Multi-Verse Theory Permits Retro-Time Travel Without Paradox

Foundations of physics and/or philosophy of physics, and in particular, posts on unresolved or controversial issues

Multi-Verse Theory Permits Retro-Time Travel Without Paradox

Postby RArvay » Sun Sep 21, 2014 8:53 am

If retro time travel is possible at all, then its reality must alter the entire paradigm upon which physics is founded, in ways that we cannot presently imagine.

The multi-verse theory offers a possible framework for time travel to the past, without the so-called grandfather paradox, but it also presents additional conundrums.

In some proposals, many new universes are continually produced from quantum branching (QB). QB is based on the idea that everything that can happen, must happen. According to QB, at each point in time, whenever two (or more) random results are possible, both of them may (or even must) occur, one in one universe, the other in a second universe. Each random event causes a branching of the universe into two (or more) resultant universes, all from the same “root” universe.

This results in an increasingly increasing number of new universes by so many orders of exponential magnitude that it is beyond computation.

The way in which this applies to time travel, in principle only, is that if one could somehow get to a past moment, his arrival there would instantly create a new, parallel universe, with a new fork in the road of time. Time, in that universe, would begin branching in that instant, so that the future in “our universe” is unchanged. The grandfather paradox is thereby avoided.

The time traveler from our universe simply disappears, never to reappear again in our reality, but instead to continue down a different road, so to speak. He can never again influence events in our universe, not even from our past.

This, however, creates the problem of conservation of mass-energy, since the disappearance of our time traveler reduces the amount of mass in our universe. Fine tuning could be impacted, not only in our universe, but in the “new universe” as well.

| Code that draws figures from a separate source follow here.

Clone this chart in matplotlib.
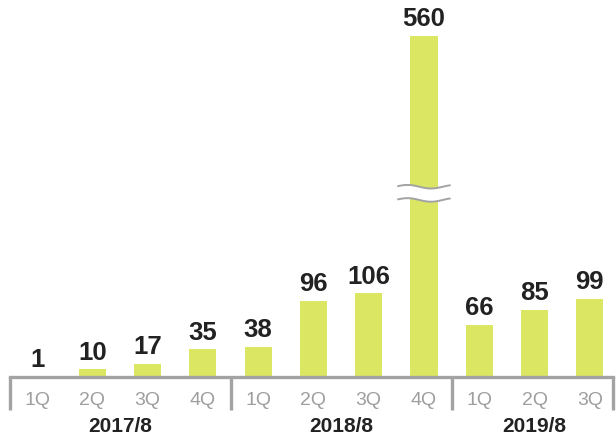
import numpy as np
import matplotlib
matplotlib.use("Agg")
import matplotlib.pyplot as plt
from matplotlib import transforms

quarters = ["1Q", "2Q", "3Q", "4Q", "1Q", "2Q", "3Q", "4Q", "1Q", "2Q", "3Q"]
values = [1, 10, 17, 35, 38, 96, 106, 560, 66, 85, 99]
years = ["2017/8", "2018/8", "2019/8"]
year_sizes = [4, 4, 3]

# broken axis: linear up to T, compressed above it
T = 200
K = 0.643
BREAK_LO, BREAK_HI = 237, 263

def fwd(y):
    y = np.asarray(y, dtype=float)
    return np.where(y <= T, y, T + (y - T) * K)

def inv(u):
    u = np.asarray(u, dtype=float)
    return np.where(u <= T, u, T + (u - T) / K)

plt.rcParams['font.family'] = ['Liberation Sans', 'DejaVu Sans']

BAR = "#dbe762"
GRAY = "#a3a3a3"
DARK = "#222222"

fig = plt.figure(figsize=(6.16, 4.35), dpi=100)
ax = fig.add_axes([10 / 616, 57 / 435, 603 / 616, 378 / 435])
ax.set_yscale('function', functions=(fwd, inv))
ax.set_ylim(0, 632)
ax.set_xlim(-0.49, 10.42)

x = np.arange(len(values))
ax.bar(x, values, width=0.49, color=BAR, zorder=2)

for xi, v in zip(x, values):
    ax.annotate(str(v), (xi, v), xytext=(0, 4), textcoords='offset points',
                ha='center', va='bottom', fontsize=18.5, fontweight='bold',
                color=DARK)

# wavy break on the tall bar
bx = values.index(max(values))
t = np.linspace(0, 1, 60)
wx = bx - 0.47 + 0.94 * t
wave = 3.5 * np.sin(2 * np.pi * (1.1 * t + 0.05))
ax.fill_between(wx, BREAK_LO + wave, BREAK_HI + wave, color='white', zorder=3, lw=0)
ax.plot(wx, BREAK_LO + wave, color=GRAY, lw=1.4, zorder=4, solid_capstyle='round')
ax.plot(wx, BREAK_HI + wave, color=GRAY, lw=1.4, zorder=4, solid_capstyle='round')

for s in ax.spines.values():
    s.set_visible(False)
ax.set_yticks([])
ax.yaxis.set_minor_locator(matplotlib.ticker.NullLocator())
ax.set_xticks(x)
ax.set_xticklabels(quarters, fontsize=14, color="#9e9e9e")
ax.tick_params(axis='x', length=0, pad=10)

# baseline with group separators
ax.axhline(0, color=GRAY, lw=2.4, zorder=5, clip_on=False)
trans = transforms.blended_transform_factory(ax.transData, ax.transAxes)
edges = [-0.49]
pos = 0
for n in year_sizes:
    pos += n
    edges.append(pos - 0.5)
edges[-1] = 10.42
for e in edges:
    ax.plot([e, e], [0, -0.088], color=GRAY, lw=2.4, transform=trans,
            clip_on=False, solid_capstyle='butt')

start = 0
for name, n in zip(years, year_sizes):
    ax.text(start + (n - 1) / 2, -0.143, name, transform=trans, ha='center',
            va='baseline', fontsize=15, fontweight='bold', color=DARK)
    start += n

fig.savefig("out.png", dpi=100)
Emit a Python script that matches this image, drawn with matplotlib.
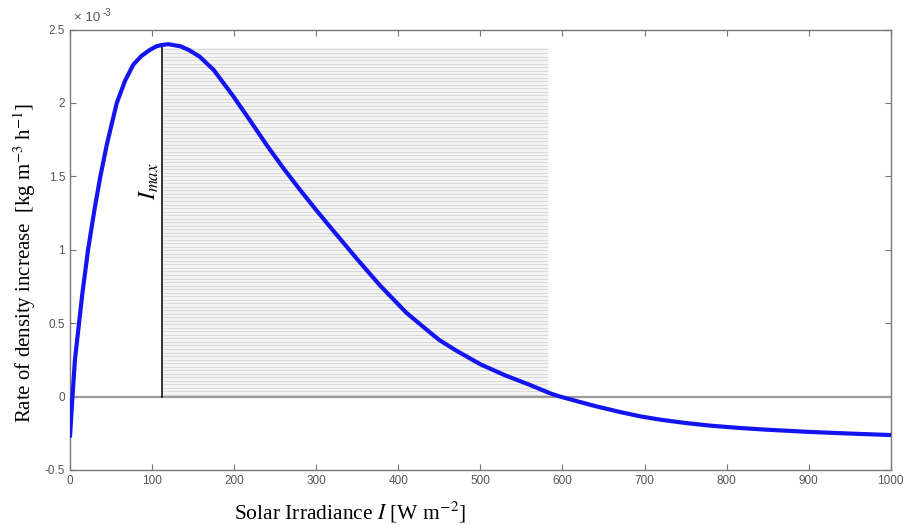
import matplotlib
matplotlib.use("Agg")
import matplotlib.pyplot as plt
import numpy as np

plt.rcParams['mathtext.fontset'] = 'stix'

# Data (rate in units of 1e-3 kg m^-3 h^-1)
irradiance = [0, 3, 6, 11, 15, 22, 30, 37, 45, 57, 67, 77, 87, 97, 105, 112, 120, 135,
              145, 158, 175, 199, 220, 240, 260, 280, 300, 317, 350, 378, 410, 439,
              450, 470, 500, 530, 560, 585, 597, 620, 640, 670, 695, 720, 750, 780,
              816, 850, 898, 950, 1000]
rate = [-0.27, 0.0, 0.25, 0.5, 0.7, 1.0, 1.28, 1.5, 1.72, 2.0, 2.15, 2.26, 2.32, 2.36,
        2.385, 2.395, 2.40, 2.385, 2.36, 2.315, 2.225, 2.045, 1.875, 1.71, 1.555, 1.41,
        1.27, 1.155, 0.935, 0.755, 0.57, 0.435, 0.385, 0.315, 0.22, 0.145, 0.08, 0.022,
        0.0, -0.035, -0.065, -0.105, -0.135, -0.158, -0.18, -0.198, -0.214, -0.226,
        -0.24, -0.252, -0.262]
i_max = 112
i_max_rate = 2.39
shade_x = [112, 583]
shade_top = 2.376
xticks = [0, 100, 200, 300, 400, 500, 600, 700, 800, 900, 1000]
yticks = [-0.5, 0, 0.5, 1, 1.5, 2, 2.5]
yticklabels = ['-0.5', '0', '0.5', '1', '1.5', '2', '2.5']

fig = plt.figure(figsize=(9.08, 5.27), dpi=100)
ax = fig.add_axes([0.0771, 0.1082, 0.9039, 0.8358])

# shaded (hatched) region
ax.fill_between(shade_x, 0, shade_top, color='#f3f3f3', lw=0, zorder=1)
ax.hlines(np.arange(0.012, shade_top, 0.024), shade_x[0], shade_x[1],
          colors='#d6d6d6', lw=0.6, zorder=1)

# zero line
ax.axhline(0, color='#9a9a9a', lw=1.6, zorder=2)
# I_max line
ax.plot([i_max, i_max], [0, i_max_rate], color='black', lw=1.1, zorder=3)

# curve
ax.plot(irradiance, rate, color='#1414f0', lw=3, solid_capstyle='round',
        solid_joinstyle='round', zorder=4)

ax.set_xlim(0, 1000)
ax.set_ylim(-0.5, 2.5)
ax.set_xticks(xticks)
ax.set_yticks(yticks)
ax.set_yticklabels(yticklabels)
ax.tick_params(direction='in', top=True, right=True, length=4, width=0.8,
               color='#777777', labelcolor='#555555', labelsize=8.5)
for lab in ax.get_xticklabels() + ax.get_yticklabels():
    lab.set_family('Liberation Sans')
for s in ax.spines.values():
    s.set_color('#777777')
    s.set_linewidth(1.0)

ax.text(96, 1.47, r'$I_{max}$', rotation=90, fontsize=17, ha='center', va='center',
        color='black')

fig.text(0.0771 + 0.004, 0.965, '\u00d7 10', fontsize=9.5, color='#555555',
         ha='left', va='center', family='Liberation Sans')
fig.text(0.0771 + 0.036, 0.975, '-3', fontsize=7, color='#555555',
         ha='left', va='center', family='Liberation Sans')
fig.text(0.027, 0.5, r'Rate of density increase  [kg m$^{-3}$ h$^{-1}$]', rotation=90,
         fontsize=15, ha='center', va='center', family='Liberation Serif')
fig.text(0.385, 0.028, r'Solar Irradiance $I$ [W m$^{-2}$]', fontsize=15.5,
         ha='center', va='center', family='Liberation Serif')

fig.savefig('out.png', dpi=100)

Another problem is that, if the present is continually branching into “many futures,” then there are an unimaginable number of “our future universes.” If that is so, then there should be an unimaginable number of possible time travelers from our future arriving at our moment in space-time, disrupting our fine tuning by significant degrees. That, apparently, has not happened.

These conundrums call into question, not only the fundamental possibility of retro time travel, but they also challenge both the multi-verse theory, and quantum randomness as presently theorized.

Therefore, we should dismiss the possibility of retro time travel, unless we are prepared to modify the entire paradigm upon which physics is founded, and to do so in ways that we cannot presently imagine.